OGDEN -- People often get uncomfortable when Rod Lund talks about his oldest boy.
Lund likes to talk about the kind of man Dennis Lund grew up to be, the way he lived, even the way he died.But the death makes people uncomfortable.
"Most people don't want to hear your story. You try to tell them and they get that 'here we go again' look on their face," he says.
It's been a little more than six years since Dennis "Dee" Lund was killed. His death drew nationwide attention with mourners from all over the country coming to Utah to pay their respects.
Lund was an officer killed in the line of duty, dying in one of the most dramatic police episodes in recent Utah history.
What began as a gas skip perpetuated by two young men escalated into a high-speed pursuit and a shootout with Highway Patrol troopers in southern Utah. Both young men, Jason Scott Pearson and George Kennedy, were convicted in Lund's death.
Last week, in a spot four miles west of where Lund was shot and killed, the Utah Highway Patrol dedicated a monument erected in his memory.
Motorists traveling south on I-70 may notice it. At milepost 145, at the westbound view area about 15 miles west of Green River, there is a white cross memorializing the trooper's death.
A year after Lund was killed, his family flew to Washington, D.C., where they participated in a law enforcement memorial honoring officers killed in the line of duty that year.
The Lunds said it helped to meet other families who had suffered the same kind of loss.
"It was very nice. They treat you like a king," Rod Lund said. "I was in a room with 17 other fathers who had lost sons.
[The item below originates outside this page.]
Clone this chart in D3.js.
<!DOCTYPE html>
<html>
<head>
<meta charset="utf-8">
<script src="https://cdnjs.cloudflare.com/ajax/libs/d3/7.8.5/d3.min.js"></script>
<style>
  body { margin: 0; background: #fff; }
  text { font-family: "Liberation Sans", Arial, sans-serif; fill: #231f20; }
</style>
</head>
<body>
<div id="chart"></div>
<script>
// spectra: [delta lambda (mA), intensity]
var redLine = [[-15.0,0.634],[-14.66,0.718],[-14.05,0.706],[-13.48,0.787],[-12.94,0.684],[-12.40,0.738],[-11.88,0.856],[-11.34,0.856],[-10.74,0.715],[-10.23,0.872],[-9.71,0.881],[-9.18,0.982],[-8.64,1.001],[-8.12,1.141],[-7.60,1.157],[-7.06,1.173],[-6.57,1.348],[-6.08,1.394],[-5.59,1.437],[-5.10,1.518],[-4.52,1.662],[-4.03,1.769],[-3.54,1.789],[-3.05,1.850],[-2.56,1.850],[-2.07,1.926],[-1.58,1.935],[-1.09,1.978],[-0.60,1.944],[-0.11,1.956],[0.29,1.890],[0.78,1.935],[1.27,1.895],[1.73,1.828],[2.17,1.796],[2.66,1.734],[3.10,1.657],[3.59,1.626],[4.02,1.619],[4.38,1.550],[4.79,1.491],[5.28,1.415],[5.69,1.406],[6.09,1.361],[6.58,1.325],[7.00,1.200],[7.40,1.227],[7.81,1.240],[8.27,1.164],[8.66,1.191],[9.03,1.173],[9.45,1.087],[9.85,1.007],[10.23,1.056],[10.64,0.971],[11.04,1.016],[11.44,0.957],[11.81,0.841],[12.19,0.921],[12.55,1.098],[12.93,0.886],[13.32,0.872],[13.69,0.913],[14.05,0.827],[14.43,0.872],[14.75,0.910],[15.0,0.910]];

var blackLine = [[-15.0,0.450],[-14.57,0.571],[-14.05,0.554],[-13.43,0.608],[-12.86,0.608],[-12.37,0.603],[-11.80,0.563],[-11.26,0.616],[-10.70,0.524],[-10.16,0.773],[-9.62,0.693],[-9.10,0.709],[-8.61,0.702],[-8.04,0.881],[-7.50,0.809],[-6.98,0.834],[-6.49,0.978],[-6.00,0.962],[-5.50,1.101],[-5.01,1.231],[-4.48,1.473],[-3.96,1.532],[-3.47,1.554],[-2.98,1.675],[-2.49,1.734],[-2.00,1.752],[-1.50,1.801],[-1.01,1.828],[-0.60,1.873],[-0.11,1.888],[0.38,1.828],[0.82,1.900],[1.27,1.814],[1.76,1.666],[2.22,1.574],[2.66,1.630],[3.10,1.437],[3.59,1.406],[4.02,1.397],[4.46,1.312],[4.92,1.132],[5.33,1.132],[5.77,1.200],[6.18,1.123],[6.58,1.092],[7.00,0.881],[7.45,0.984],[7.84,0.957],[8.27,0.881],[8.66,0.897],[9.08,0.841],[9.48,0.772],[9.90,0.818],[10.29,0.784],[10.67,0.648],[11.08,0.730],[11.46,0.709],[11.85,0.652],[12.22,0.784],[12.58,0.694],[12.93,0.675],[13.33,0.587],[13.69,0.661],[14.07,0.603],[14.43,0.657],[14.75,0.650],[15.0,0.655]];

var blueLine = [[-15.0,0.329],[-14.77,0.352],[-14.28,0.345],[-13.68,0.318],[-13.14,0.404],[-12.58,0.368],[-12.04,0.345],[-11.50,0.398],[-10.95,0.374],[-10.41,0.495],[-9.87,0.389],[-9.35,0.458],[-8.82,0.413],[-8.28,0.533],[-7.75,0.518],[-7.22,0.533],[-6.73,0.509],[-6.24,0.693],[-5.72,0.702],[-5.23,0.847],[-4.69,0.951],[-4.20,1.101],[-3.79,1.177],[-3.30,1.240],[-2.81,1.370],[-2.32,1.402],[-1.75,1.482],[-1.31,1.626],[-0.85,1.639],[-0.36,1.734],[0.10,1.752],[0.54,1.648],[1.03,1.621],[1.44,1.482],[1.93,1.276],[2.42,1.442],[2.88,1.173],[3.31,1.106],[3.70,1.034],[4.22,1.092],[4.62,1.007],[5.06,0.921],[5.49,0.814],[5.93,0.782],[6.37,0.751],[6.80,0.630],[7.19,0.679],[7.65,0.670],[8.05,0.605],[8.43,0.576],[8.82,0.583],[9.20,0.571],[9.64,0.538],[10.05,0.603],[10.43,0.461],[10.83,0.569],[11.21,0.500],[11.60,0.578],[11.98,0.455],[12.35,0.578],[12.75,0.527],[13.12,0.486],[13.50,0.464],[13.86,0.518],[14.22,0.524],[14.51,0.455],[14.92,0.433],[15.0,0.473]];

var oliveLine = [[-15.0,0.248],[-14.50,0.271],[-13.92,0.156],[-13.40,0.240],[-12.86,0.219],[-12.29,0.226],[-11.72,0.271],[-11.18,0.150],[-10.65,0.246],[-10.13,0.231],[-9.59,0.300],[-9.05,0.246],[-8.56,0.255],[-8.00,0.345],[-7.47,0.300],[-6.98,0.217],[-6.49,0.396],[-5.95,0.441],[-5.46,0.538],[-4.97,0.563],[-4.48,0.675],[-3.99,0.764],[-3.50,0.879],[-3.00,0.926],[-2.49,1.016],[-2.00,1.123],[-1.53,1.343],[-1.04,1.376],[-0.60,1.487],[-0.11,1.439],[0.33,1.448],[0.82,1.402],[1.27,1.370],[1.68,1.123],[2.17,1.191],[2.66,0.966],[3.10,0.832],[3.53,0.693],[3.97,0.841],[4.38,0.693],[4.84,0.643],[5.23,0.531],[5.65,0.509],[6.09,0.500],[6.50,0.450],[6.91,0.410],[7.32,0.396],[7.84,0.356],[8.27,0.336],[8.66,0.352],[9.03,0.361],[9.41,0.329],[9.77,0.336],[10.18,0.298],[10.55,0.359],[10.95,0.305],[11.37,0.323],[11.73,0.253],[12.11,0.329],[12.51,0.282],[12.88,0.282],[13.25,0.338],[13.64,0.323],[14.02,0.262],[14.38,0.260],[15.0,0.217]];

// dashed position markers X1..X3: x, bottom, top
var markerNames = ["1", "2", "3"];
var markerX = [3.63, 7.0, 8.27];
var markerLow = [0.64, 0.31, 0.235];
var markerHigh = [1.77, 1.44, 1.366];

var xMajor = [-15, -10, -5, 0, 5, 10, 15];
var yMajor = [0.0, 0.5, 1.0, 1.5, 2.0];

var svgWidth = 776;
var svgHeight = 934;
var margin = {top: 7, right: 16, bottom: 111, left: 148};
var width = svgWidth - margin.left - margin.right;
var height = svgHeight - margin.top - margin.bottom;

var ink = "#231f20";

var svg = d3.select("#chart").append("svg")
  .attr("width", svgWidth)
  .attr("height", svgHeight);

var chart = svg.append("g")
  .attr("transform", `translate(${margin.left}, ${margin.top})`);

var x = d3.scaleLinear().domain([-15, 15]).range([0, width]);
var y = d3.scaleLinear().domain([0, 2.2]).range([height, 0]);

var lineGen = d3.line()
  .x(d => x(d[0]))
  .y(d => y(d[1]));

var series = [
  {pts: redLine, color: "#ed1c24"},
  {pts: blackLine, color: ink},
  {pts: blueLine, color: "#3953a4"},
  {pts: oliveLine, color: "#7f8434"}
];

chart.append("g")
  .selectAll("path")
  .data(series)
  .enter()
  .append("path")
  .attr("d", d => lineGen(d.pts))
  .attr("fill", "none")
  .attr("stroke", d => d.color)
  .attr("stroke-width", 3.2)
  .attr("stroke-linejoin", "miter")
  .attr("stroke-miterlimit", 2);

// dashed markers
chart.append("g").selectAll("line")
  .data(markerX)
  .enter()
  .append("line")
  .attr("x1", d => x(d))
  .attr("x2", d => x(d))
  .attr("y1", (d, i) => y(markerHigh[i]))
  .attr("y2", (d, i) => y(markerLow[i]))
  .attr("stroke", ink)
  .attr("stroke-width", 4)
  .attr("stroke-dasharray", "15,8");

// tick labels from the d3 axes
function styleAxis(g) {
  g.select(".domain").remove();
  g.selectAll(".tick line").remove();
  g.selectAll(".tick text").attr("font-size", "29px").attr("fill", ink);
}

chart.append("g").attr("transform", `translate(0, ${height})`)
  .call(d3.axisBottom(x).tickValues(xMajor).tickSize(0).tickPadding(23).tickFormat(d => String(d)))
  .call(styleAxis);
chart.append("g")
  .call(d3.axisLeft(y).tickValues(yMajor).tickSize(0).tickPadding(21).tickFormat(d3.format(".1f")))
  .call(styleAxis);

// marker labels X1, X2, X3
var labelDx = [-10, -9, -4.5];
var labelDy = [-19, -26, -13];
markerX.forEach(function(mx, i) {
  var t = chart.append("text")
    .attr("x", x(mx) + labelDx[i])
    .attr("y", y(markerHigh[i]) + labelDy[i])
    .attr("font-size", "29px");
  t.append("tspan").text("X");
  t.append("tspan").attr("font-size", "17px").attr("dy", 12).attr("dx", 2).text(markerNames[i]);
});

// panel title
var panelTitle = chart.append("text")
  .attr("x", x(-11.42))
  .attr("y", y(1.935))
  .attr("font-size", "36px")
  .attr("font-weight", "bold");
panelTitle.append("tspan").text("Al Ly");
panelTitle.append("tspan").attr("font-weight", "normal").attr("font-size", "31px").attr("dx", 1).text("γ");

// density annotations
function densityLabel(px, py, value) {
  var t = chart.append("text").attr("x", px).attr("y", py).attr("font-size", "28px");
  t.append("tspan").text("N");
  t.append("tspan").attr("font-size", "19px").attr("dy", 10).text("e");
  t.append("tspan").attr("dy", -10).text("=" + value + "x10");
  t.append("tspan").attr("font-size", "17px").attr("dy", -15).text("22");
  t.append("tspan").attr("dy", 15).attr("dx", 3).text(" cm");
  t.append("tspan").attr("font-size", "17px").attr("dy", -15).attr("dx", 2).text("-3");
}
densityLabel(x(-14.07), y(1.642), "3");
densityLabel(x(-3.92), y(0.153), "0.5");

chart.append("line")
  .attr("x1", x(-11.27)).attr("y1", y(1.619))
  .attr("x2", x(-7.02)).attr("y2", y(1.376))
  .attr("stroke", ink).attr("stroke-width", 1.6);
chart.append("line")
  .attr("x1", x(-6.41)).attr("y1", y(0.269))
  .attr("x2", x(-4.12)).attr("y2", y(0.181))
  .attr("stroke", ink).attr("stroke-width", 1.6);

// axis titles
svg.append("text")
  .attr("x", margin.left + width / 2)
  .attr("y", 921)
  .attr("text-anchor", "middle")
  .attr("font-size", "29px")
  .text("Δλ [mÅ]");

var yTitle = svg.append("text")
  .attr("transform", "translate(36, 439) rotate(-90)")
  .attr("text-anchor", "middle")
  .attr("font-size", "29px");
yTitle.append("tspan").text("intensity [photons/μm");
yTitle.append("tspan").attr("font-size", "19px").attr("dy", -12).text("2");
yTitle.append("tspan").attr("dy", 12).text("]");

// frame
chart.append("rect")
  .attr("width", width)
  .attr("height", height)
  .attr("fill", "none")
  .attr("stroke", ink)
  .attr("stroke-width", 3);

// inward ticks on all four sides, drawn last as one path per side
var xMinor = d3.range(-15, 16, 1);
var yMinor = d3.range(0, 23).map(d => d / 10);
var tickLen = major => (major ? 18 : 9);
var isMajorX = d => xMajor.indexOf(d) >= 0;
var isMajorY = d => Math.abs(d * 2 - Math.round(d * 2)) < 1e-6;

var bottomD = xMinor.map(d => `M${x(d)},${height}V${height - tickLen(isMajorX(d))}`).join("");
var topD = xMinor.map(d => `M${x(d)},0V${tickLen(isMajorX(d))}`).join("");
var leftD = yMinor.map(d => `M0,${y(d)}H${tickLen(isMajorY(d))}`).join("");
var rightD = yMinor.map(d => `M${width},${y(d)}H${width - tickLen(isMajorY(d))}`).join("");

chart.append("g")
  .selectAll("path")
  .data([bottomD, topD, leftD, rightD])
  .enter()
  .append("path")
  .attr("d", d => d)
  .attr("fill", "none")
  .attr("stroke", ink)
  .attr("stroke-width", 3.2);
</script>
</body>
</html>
It was a letting- out session, a chance to have a good cry."
When Lund was killed, he was trying to raise his son and daughter and care for his wife, Brenda, who worked as a member of the ambulance crew that was initially sent to give him aid.
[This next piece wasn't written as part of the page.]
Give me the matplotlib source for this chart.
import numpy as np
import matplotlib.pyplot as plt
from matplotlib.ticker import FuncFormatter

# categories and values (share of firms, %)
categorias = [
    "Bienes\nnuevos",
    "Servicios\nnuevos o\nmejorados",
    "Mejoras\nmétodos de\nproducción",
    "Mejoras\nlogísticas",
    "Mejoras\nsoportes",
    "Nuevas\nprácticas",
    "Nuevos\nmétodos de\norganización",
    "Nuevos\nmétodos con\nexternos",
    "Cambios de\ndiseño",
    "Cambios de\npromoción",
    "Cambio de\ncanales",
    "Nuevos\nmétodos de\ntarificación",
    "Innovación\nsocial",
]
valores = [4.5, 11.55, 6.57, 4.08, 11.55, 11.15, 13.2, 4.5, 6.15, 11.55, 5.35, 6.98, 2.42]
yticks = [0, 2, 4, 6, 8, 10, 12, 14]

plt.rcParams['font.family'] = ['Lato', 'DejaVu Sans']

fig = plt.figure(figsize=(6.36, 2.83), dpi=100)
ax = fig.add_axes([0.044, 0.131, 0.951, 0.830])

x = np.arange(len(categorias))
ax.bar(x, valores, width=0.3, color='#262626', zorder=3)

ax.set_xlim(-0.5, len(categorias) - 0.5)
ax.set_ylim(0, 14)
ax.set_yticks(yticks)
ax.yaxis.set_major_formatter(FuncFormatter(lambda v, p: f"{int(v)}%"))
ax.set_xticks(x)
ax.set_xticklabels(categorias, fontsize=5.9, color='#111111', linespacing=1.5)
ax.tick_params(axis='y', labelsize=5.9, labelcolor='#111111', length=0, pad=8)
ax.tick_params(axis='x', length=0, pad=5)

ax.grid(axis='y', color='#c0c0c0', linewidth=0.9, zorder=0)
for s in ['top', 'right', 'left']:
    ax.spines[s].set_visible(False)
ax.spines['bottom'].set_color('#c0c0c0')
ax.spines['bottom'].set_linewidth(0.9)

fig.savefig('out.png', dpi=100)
The ambulance was intercepted before she unknowingly stumbled upon her husband's shooting.
The widow has since moved to South Weber. His daughter Tina will turn 19 in a month, and son Jared is 14.
The last six years have helped ease Rod and Nancy Lund's pain over the death of their son, but life has never been the same.
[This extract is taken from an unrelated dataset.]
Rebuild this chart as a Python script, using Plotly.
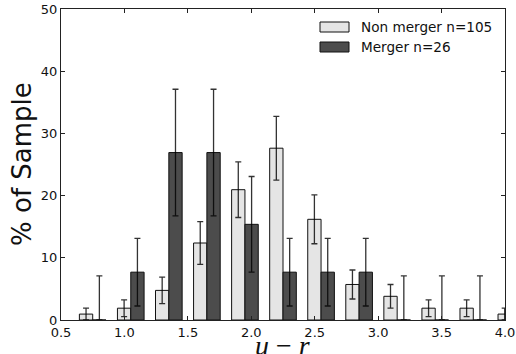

"It will never go away completely," Nancy Lund said. "But time does heal some of the pain."
Family events are hard. It's like one piece of a puzzle is permanently missing, and the picture will never be complete.
"You never forget. You go over it and over it in your mind. At party functions, something's missing. You know he should be there, and he's not," he said. "We miss him, he was our first born and something special."
The worst time, of course, was in the year after their son's death. Their other son, Clark, also worked as a Utah Highway Patrol trooper.
It was a job that suddenly became ominous for the entire family.
"We got a scanner and listened to it every night," Nancy Lund said. "We could hardly wait until he signed off and we knew he was safe."
Rod Lund said his other son had two close brushes with death in that first year after Dee was shot.
Both involved motorists who sideswiped the trooper's car while it was on the side of the road.
Both times, Rod Lund said, his son had a premonition to get back in the car.
"We worried a long time before we heard he was OK," she said. "A phone call in the middle of the night would just terrify us."
The Lunds say the sudden death of their son in the line of duty eventually propelled their other son into another assignment for the Department of Public Safety. It was a job switch that relieved everyone in the family.
Both boys grew up wanting to be police officers, and it was a career choice that made their parents proud.
Nancy Lund said they knew the job had inherent risks, but those risks were never dwelled on by the family until Dee was killed.
"It's not something we thought about," she said.
In fact, many felt Dee Lund was too "nice" to be in a job that often requires dealing with people who can be mean.
"He liked to help people," she said. "To him, being an officer was not about arresting people, it was about helping people."
Rod Lund agreed, his eyes filling up with tears.
"He would not have hurt those kids for nothing," he said. "He would have taken them home and fed them some dinner, put them to bed and called their parents, but they wouldn't let him."